Dhaka, New Delhi renew river trade, transit protocol

March 25th, 2009 - 1:04 pm ICT by IANS  

Dhaka, March 25 (IANS) Dhaka and New Delhi have renewed for two years their river trade and transit treaty. Now experts will explore the feasibility of India using more river ports in Bangladesh to reach isolated parts of northeastern India.
The committees will begin work next month and make recommendations, it was decided as the two south Asian nations renewed for two years the treaty that has been in operation since 1980.

“Before finalising anything (inclusion of new ports), we have decided the technical committee will look into the proposals and give their recommendations when they meet in April,” Vijay Chhibber, additional secretary of India’s road, transport and highways ministry, told the media after a two-day meeting concluded with the pact’s renewal.

Both Chibber and his Bangladesh counterpart Masud Elahi, secretary in charge of the shipping ministry, claimed the renewal of the deal would contribute to trade enhancement between the countries significantly, New Age newspaper said Wednesday.

India has for long pressed for the inclusion of Ashuganj port in the treaty, especially for easy transport of Indian goods from Kolkata to Tripura capital Agartala through Bangladesh.

If India could ferry its goods up to Ashuganj through waterways, it could easily transport them to Tripura through the Akhaura-Agartala railway route. India also proposed to add Paglaghat, Meghnaghat and Noapara in Khulna, apart from Ashuganj, to the list of ports.

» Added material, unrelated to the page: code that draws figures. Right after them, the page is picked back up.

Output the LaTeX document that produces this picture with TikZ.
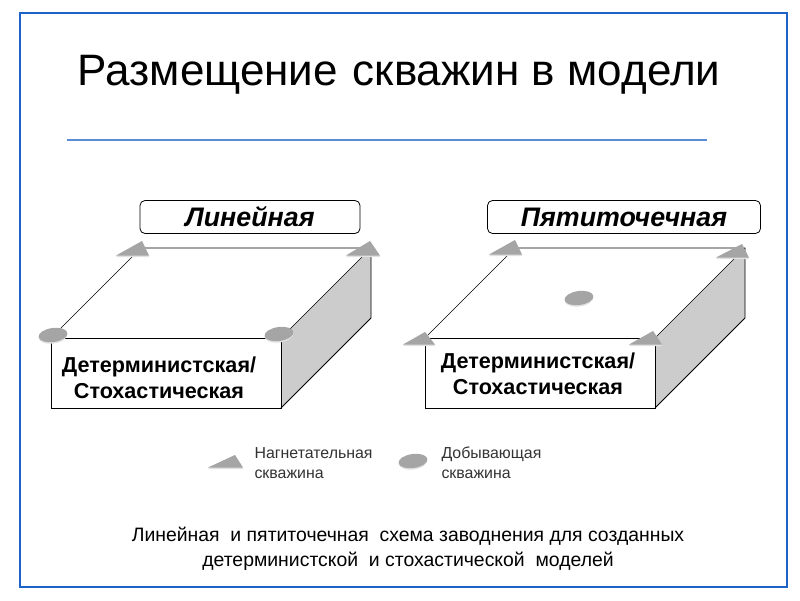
\documentclass[tikz,border=0pt]{standalone}
\usepackage{fontspec}
\setmainfont{Liberation Sans}
\definecolor{frameblue}{RGB}{30,100,200}
\definecolor{ruleblue}{RGB}{90,140,215}
\definecolor{sidegray}{RGB}{204,204,204}
\definecolor{wellgray}{RGB}{165,165,165}
\definecolor{wellrim}{RGB}{225,225,225}
\tikzset{
	edge/.style={draw=black,line width=.9pt},
	thinedge/.style={draw=black,line width=.6pt},
	namebox/.style={draw=black,line width=.8pt,rounded corners=5pt,inner sep=0pt,font=\bfseries\itshape\fontsize{26.8}{27}\selectfont},
	boxtext/.style={align=center,font=\bfseries\fontsize{21.6}{26}\selectfont},
	legendtext/.style={align=left,anchor=west,font=\fontsize{15.9}{20}\selectfont,text=black!80},
	wellrimfill/.style={fill=wellrim},
	wellfill/.style={fill=wellgray}
}
% nagnetatelnaya: apex x, apex y, base left x, base right x, base y
\newcommand{\welltri}[5]{
	\fill[wellrimfill] (#1,#2)--(#3,#5+1)--(#4,#5+1)--cycle;
	\fill[wellfill] (#1,#2)--(#3,#5-.5)--(#4,#5-.5)--cycle;
}
% dobyvayushchaya
\newcommand{\wellell}[2]{
	\fill[wellrimfill,rotate around={8:(#1,#2+1)}] (#1,#2+1) ellipse (14.5 and 7.5);
	\fill[wellfill,rotate around={8:(#1,#2)}] (#1,#2) ellipse (14.5 and 7);
}
\begin{document}
\begin{tikzpicture}[x=1pt,y=-1pt]
	\useasboundingbox (0,0) rectangle (800,600);
	\fill[white] (0,0) rectangle (800,600);
	\draw[frameblue,line width=2pt] (20,13) rectangle (787,587);
	\node (title) at (399,75) {\fontsize{44}{44}\selectfont Размещение\hspace{.06em} скважин в модели};
	\coordinate (ruleA) at (67,140);
	\coordinate (ruleB) at (707,140);
	\draw[ruleblue,line width=1.1pt] (ruleA)--(ruleB);

	% left block
	\coordinate (la) at (51,338);
	\coordinate (lb) at (281,338);
	\coordinate (lc) at (281,408);
	\coordinate (ld) at (51,408);
	\coordinate (le) at (371,248);
	\coordinate (lf) at (371,318);
	\coordinate (lg) at (141,248);
	\fill[sidegray] (lb)--(le)--(lf)--(lc)--cycle;
	\draw[edge] (la)--(lb)--(lc)--(ld)--cycle;
	\draw[edge] (lc)--(lf)--(le)--(lg);
	\draw[thinedge] (la)--(lg);
	\draw[thinedge] (lb)--(le);
	\node[minimum width=220pt,minimum height=33pt,namebox] (linear) at (250,217) {Линейная};
	\node[boxtext] (leftlabel) at (159,378) {Детерминистская/\\Стохастическая};
	\welltri{142}{241}{116}{149}{256}
	\welltri{370}{241}{346}{380}{256}
	\wellell{53}{335}
	\wellell{279}{334}

	% right block
	\coordinate (ra) at (425,338);
	\coordinate (rb) at (655,338);
	\coordinate (rc) at (655,408);
	\coordinate (rd) at (425,408);
	\coordinate (re) at (745,248);
	\coordinate (rf) at (745,318);
	\coordinate (rg) at (515,248);
	\fill[sidegray] (rb)--(re)--(rf)--(rc)--cycle;
	\draw[edge] (ra)--(rb)--(rc)--(rd)--cycle;
	\draw[edge] (rc)--(rf)--(re)--(rg);
	\draw[thinedge] (ra)--(rg);
	\draw[thinedge] (rb)--(re);
	\node[minimum width=273pt,minimum height=33pt,namebox] (fivepoint) at (624,217) {Пятиточечная};
	\node[boxtext] (rightlabel) at (538,374) {Детерминистская/\\Стохастическая};
	\welltri{515}{240}{489}{522}{255}
	\welltri{742}{244}{716}{749}{258}
	\welltri{425}{332}{403}{435}{345}
	\welltri{653}{331}{629}{662}{345}
	\wellell{579}{298}

	% legend
	\welltri{235}{455}{208}{243}{468}
	\wellell{413}{461}
	\node[legendtext] (legendA) at (251,463) {Нагнетательная\\скважина};
	\node[legendtext] (legendB) at (438,463) {Добывающая\\скважина};

	\node[align=center,font=\fontsize{19.4}{25}\selectfont] (caption) at (408,549) {Линейная \ и пятиточечная \ схема заводнения для созданных\\детерминистской \ и стохастической \ моделей};
\end{tikzpicture}
\end{document}
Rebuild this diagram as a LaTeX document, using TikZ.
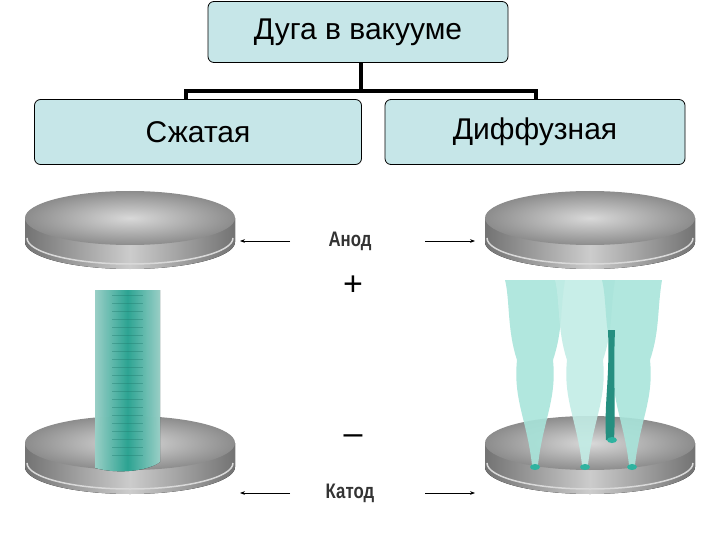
\documentclass[tikz,border=0pt]{standalone}
\usepackage{fontspec}
\setmainfont{Liberation Sans}
\newfontfamily\narrowf[FakeStretch=0.8]{Liberation Sans}
\usetikzlibrary{arrows.meta}
\definecolor{boxc}{HTML}{C6E6E8}
\definecolor{teal1}{HTML}{2FB3A0}
\definecolor{teal2}{HTML}{A8E4DA}
\tikzset{
  box/.style={draw=black, fill=boxc, rounded corners=6pt, line width=0.8pt, inner sep=0pt, font=\fontsize{30}{34}\selectfont},
  conn/.style={line width=3.5pt},
  lbl/.style={font=\narrowf\bfseries\fontsize{21}{24}\selectfont, text=black!80},
  arr/.style={-{Stealth[length=5pt]}, line width=0.9pt},
}
\newcommand{\disc}[2]{%
  \fill[left color=black!55, right color=black!55, middle color=black!20] (#1-105,#2) -- (#1-105,#2+24) arc[start angle=180,end angle=0,x radius=105,y radius=27] -- (#1+105,#2) -- cycle;
  \draw[black!15, line width=1.5pt] (#1-103,#2+20) arc[start angle=180,end angle=0,x radius=103,y radius=26];
  \shade[inner color=black!15, outer color=black!45] (#1,#2) ellipse[x radius=105,y radius=27];}
\begin{document}
\begin{tikzpicture}[x=1pt,y=-1pt]
\useasboundingbox (0,0) rectangle (720,540);
\node[box, minimum width=300pt, minimum height=61pt] (top) at (358,32) {Дуга в вакууме};
\node[box, minimum width=327pt, minimum height=65pt] (l) at (198,132) {Сжатая};
\node[box, minimum width=300pt, minimum height=65pt] (r) at (535,132) {Диффузная};
\coordinate (j) at (361,91);
\draw[conn] (top.south -| j) -- (j);
\draw[conn] (186,100) -- (186,91) -- (536,91) -- (536,100);
% left electrodes
\disc{130}{443}
\fill[left color=teal2, right color=teal2, middle color=teal1, opacity=0.9] (95,290) -- (160,290) -- (160,462) .. controls (150,470) and (120,475) .. (95,468) -- cycle;
\foreach \yy in {295,303,...,460} \draw[teal1!70!black, opacity=0.4, line width=1pt] (112,\yy) -- (143,\yy);
\disc{130}{218}
% right electrodes
\disc{590}{443}
\foreach \xx/\c in {535/teal2,585/teal2!70!white,632/teal2}{
  \fill[\c, opacity=0.9] (\xx-3,465) .. controls (\xx-8,420) and (\xx-22,400) .. (\xx-18,360) .. controls (\xx-28,330) and (\xx-25,300) .. (\xx-30,280) -- (\xx+30,280) .. controls (\xx+25,310) and (\xx+28,330) .. (\xx+18,360) .. controls (\xx+22,400) and (\xx+8,420) .. (\xx+3,465) -- cycle;
  \fill[teal1] (\xx,467) ellipse[x radius=5,y radius=3];
}
\fill[teal1!80!black] (606,440) .. controls (604,400) and (610,380) .. (608,330) -- (615,330) .. controls (613,380) and (616,400) .. (614,440) -- cycle;
\fill[teal1] (612,440) ellipse[x radius=5,y radius=3];
\disc{590}{218}
% labels
\node[lbl] (an) at (350,241) {Анод};
\node[font=\fontsize{34}{38}\selectfont] (plus) at (353,286) {+};
\node[font=\fontsize{34}{38}\selectfont] (minus) at (353,440) {–};
\node[lbl] (ka) at (350,493) {Катод};
\coordinate (a1) at (240,241); \coordinate (a2) at (475,241);
\coordinate (k1) at (240,493); \coordinate (k2) at (475,493);
\draw[arr] (290,241) -- (a1);
\draw[arr] (425,241) -- (a2);
\draw[arr] (290,493) -- (k1);
\draw[arr] (425,493) -- (k2);
\end{tikzpicture}
\end{document}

On the other hand Bangladesh wants to get Shilghat as a new port under the treaty.

A broad understanding on renewing the pact was reached when India’s External Affairs Minister Pranab Mukherjee was here last month.

Besides access to river ports, India is also seeking land transit to reach its northeastern region. A protocol was signed during Mukherjee’s visit.

India says it is an economic issue, but for Bangladesh, land transit is a politically sensitive issue with many Bangladeshis demanding an economic trade-off in lieu of the transit facility.